Ich habe es so verstanden, dass er sich allgemein darüber beklagt hat, dass einige wenige Informationen nach außen gedrungen sind. Das ist unbestreitbar der Fall. Wer aber was wo durchsteckt, ist ganz und gar nicht klar. Es gibt viele Leute auch auf Regierungsseite, die diese Akten bekommen. Eine pauschale Schuldzuweisung an das Gremium weisen wir geschlossen zurück. Es gibt jedenfalls keinen akzeptablen Grund, das Parlament nicht zu informieren. Geheimdienste müssen sich der parlamentarischen Kontrolle stellen, gerade bei so sensiblen und problematischen Vorgängen, wie wir sie untersuchen.
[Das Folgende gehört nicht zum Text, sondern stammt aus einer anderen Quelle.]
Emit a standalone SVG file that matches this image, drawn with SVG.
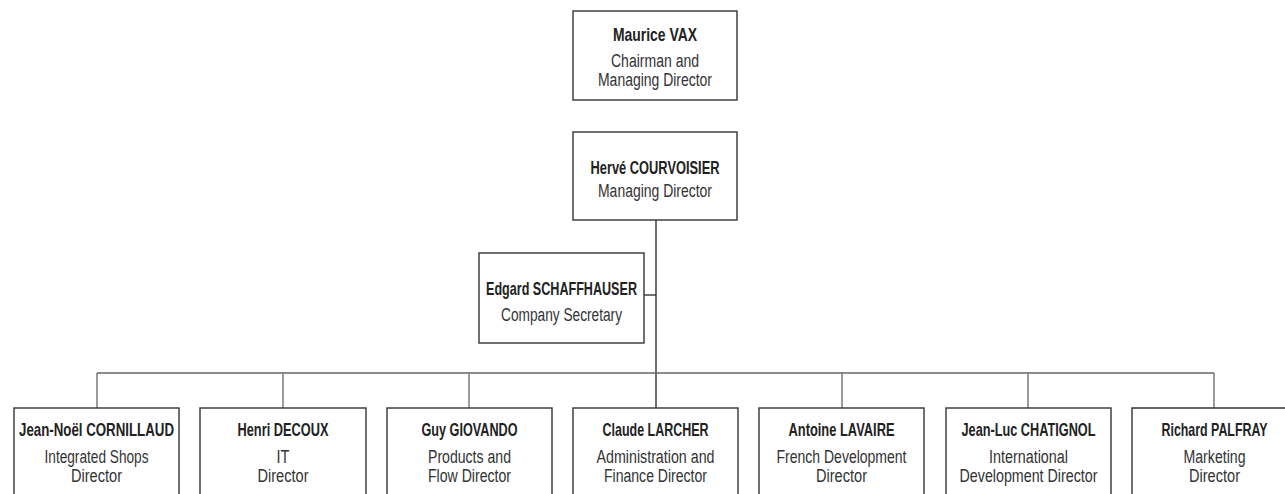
<svg xmlns="http://www.w3.org/2000/svg" width="1285" height="494" viewBox="0 0 1285 494">
<style>
.box{fill:#fff;stroke:#333;stroke-width:1.4}
.name{font-family:"Liberation Sans",Arial,sans-serif;font-weight:bold;font-size:18.5px;fill:#222;text-anchor:middle}
.role{font-family:"Liberation Sans",Arial,sans-serif;font-size:18px;fill:#333;text-anchor:middle}
.main{stroke:#222;stroke-width:1.3;fill:none}
.br{stroke:#666;stroke-width:1.3;fill:none}
</style>
<rect width="1285" height="494" fill="#fff"/>
<g id="connectors">
<line class="main" x1="656" y1="220" x2="656" y2="408"/>
<line class="main" x1="644" y1="295" x2="656" y2="295"/>
<line class="br" x1="97" y1="373" x2="1214" y2="373"/>
<line class="br" x1="97" y1="373" x2="97" y2="408"/>
<line class="br" x1="283" y1="373" x2="283" y2="408"/>
<line class="br" x1="469" y1="373" x2="469" y2="408"/>
<line class="br" x1="842" y1="373" x2="842" y2="408"/>
<line class="br" x1="1028" y1="373" x2="1028" y2="408"/>
<line class="br" x1="1214" y1="373" x2="1214" y2="408"/>
</g>
<g id="vax">
<rect class="box" x="573" y="11" width="164" height="89"/>
<text class="name" x="655" y="41" textLength="84" lengthAdjust="spacingAndGlyphs">Maurice VAX</text>
<text class="role" x="655" y="67" textLength="88" lengthAdjust="spacingAndGlyphs">Chairman and</text>
<text class="role" x="655" y="86" textLength="114" lengthAdjust="spacingAndGlyphs">Managing Director</text>
</g>
<g id="courvoisier">
<rect class="box" x="573" y="132" width="164" height="88"/>
<text class="name" x="655" y="173.5" textLength="129" lengthAdjust="spacingAndGlyphs">Hervé COURVOISIER</text>
<text class="role" x="655" y="197" textLength="114" lengthAdjust="spacingAndGlyphs">Managing Director</text>
</g>
<g id="schaffhauser">
<rect class="box" x="479" y="253" width="165" height="90"/>
<text class="name" x="561.5" y="295" textLength="151" lengthAdjust="spacingAndGlyphs">Edgard SCHAFFHAUSER</text>
<text class="role" x="561.5" y="320.5" textLength="121" lengthAdjust="spacingAndGlyphs">Company Secretary</text>
</g>
<g id="cornillaud">
<rect class="box" x="14" y="408" width="165" height="100"/>
<text class="name" x="96.5" y="436" textLength="155" lengthAdjust="spacingAndGlyphs">Jean-Noël CORNILLAUD</text>
<text class="role" x="96.5" y="463" textLength="104" lengthAdjust="spacingAndGlyphs">Integrated Shops</text>
<text class="role" x="96.5" y="482" textLength="51" lengthAdjust="spacingAndGlyphs">Director</text>
</g>
<g id="decoux">
<rect class="box" x="200" y="408" width="166" height="100"/>
<text class="name" x="283" y="436" textLength="91" lengthAdjust="spacingAndGlyphs">Henri DECOUX</text>
<text class="role" x="283" y="463" textLength="13" lengthAdjust="spacingAndGlyphs">IT</text>
<text class="role" x="283" y="482" textLength="51" lengthAdjust="spacingAndGlyphs">Director</text>
</g>
<g id="giovando">
<rect class="box" x="387" y="408" width="165" height="100"/>
<text class="name" x="469.5" y="436" textLength="96" lengthAdjust="spacingAndGlyphs">Guy GIOVANDO</text>
<text class="role" x="469.5" y="463" textLength="83" lengthAdjust="spacingAndGlyphs">Products and</text>
<text class="role" x="469.5" y="482" textLength="83" lengthAdjust="spacingAndGlyphs">Flow Director</text>
</g>
<g id="larcher">
<rect class="box" x="573" y="408" width="165" height="100"/>
<text class="name" x="655.5" y="436" textLength="106" lengthAdjust="spacingAndGlyphs">Claude LARCHER</text>
<text class="role" x="655.5" y="463" textLength="118" lengthAdjust="spacingAndGlyphs">Administration and</text>
<text class="role" x="655.5" y="482" textLength="103" lengthAdjust="spacingAndGlyphs">Finance Director</text>
</g>
<g id="lavaire">
<rect class="box" x="759" y="408" width="165" height="100"/>
<text class="name" x="841.5" y="436" textLength="106" lengthAdjust="spacingAndGlyphs">Antoine LAVAIRE</text>
<text class="role" x="841.5" y="463" textLength="130" lengthAdjust="spacingAndGlyphs">French Development</text>
<text class="role" x="841.5" y="482" textLength="51" lengthAdjust="spacingAndGlyphs">Director</text>
</g>
<g id="chatignol">
<rect class="box" x="946" y="408" width="165" height="100"/>
<text class="name" x="1028.5" y="436" textLength="134" lengthAdjust="spacingAndGlyphs">Jean-Luc CHATIGNOL</text>
<text class="role" x="1028.5" y="463" textLength="79" lengthAdjust="spacingAndGlyphs">International</text>
<text class="role" x="1028.5" y="482" textLength="138" lengthAdjust="spacingAndGlyphs">Development Director</text>
</g>
<g id="palfray">
<path class="box" d="M1285,408 H1132 V494"/>
<text class="name" x="1214.5" y="436" textLength="106" lengthAdjust="spacingAndGlyphs">Richard PALFRAY</text>
<text class="role" x="1214.5" y="463" textLength="62" lengthAdjust="spacingAndGlyphs">Marketing</text>
<text class="role" x="1214.5" y="482" textLength="51" lengthAdjust="spacingAndGlyphs">Director</text>
</g>
</svg>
Welche Folgen müssen die westlichen Dienste überhaupt befürchten, wenn bei der Kontrolle Verstöße bekannt werden?

Sie stehen jetzt unter enormem Druck, weil sie ein milliardenteures globales Überwachungssystem aufgebaut haben, das sich vor den eigenen Gerichten sukzessive als rechtswidrig erweist. So hat ein britisches Gericht vor einigen Tagen die Praktiken des britischen GCHQ als illegal verurteilt. Genau darum geht es: Recht und Ordnung müssen wiederhergestellt werden.

Lassen Sie uns über Roderich Kiesewetter sprechen, der sich als CDU-Obmann aus dem NSA-Ausschuss zurückgezogen hat, weil Verbindungen des BND zum Reservistenverband bekannt wurden, dessen Vorsitzender er ist. Der einstige BND-Fürsprecher sagt nun, er sei vom Geheimdienst hintergangen worden.

Ich sage ganz ehrlich: Ich weiß nicht im Detail, was den Kollegen Kiesewetter da getrieben hat und was genau zu seiner Entscheidung führte. Ich weiß nur, dass die CDU schnellstmöglich für Klarheit sorgen muss.

Ebenfalls heikel sind die Ermittlungen gegen den amtierenden Ausschussvorsitzenden Patrick Sensburg, der seine Freundin geschlagen haben soll. Kann er seinen Aufgaben noch nachkommen?

Ich weiß darüber nur, was in der Presse berichtet wird. Und ich lege großen Wert auf das Prinzip der Unschuldsvermutung, auch bei Bundestagsabgeordneten. Aber die Sache vereinfacht unsere Arbeit nicht. Sollten sich die Vorwürfe erhärten, erwarte ich, dass Sensburg und die CDU sehr schnell entsprechende Konsequenzen ziehen.

Haben Sie eigentlich das Gefühl, dass die Aufklärungsarbeit des Ausschusses gezielt sabotiert wird?

Sagen wir besser: Sie wird bewusst erschwert. Aber wir werden uns von all diesen Querelen nicht entmutigen lassen. Ich arbeite sehr vertrauensvoll mit meinem Kollegen Hans-Christian Ströbele und auch den beiden Ausschussmitgliedern der Linken zusammen. Dieser Ausschuss will und wird die Sache voranbringen und weiter aufklären, was Edward Snowden aufgedeckt hat.

Zur Person
Konstantin von Notz (44) Seit 2009 für die Grünen im Bundestag. Der Jurist aus Schleswig-Holstein ist Obmann seiner Partei im Untersuchungsausschuss zur NSA-Affäre.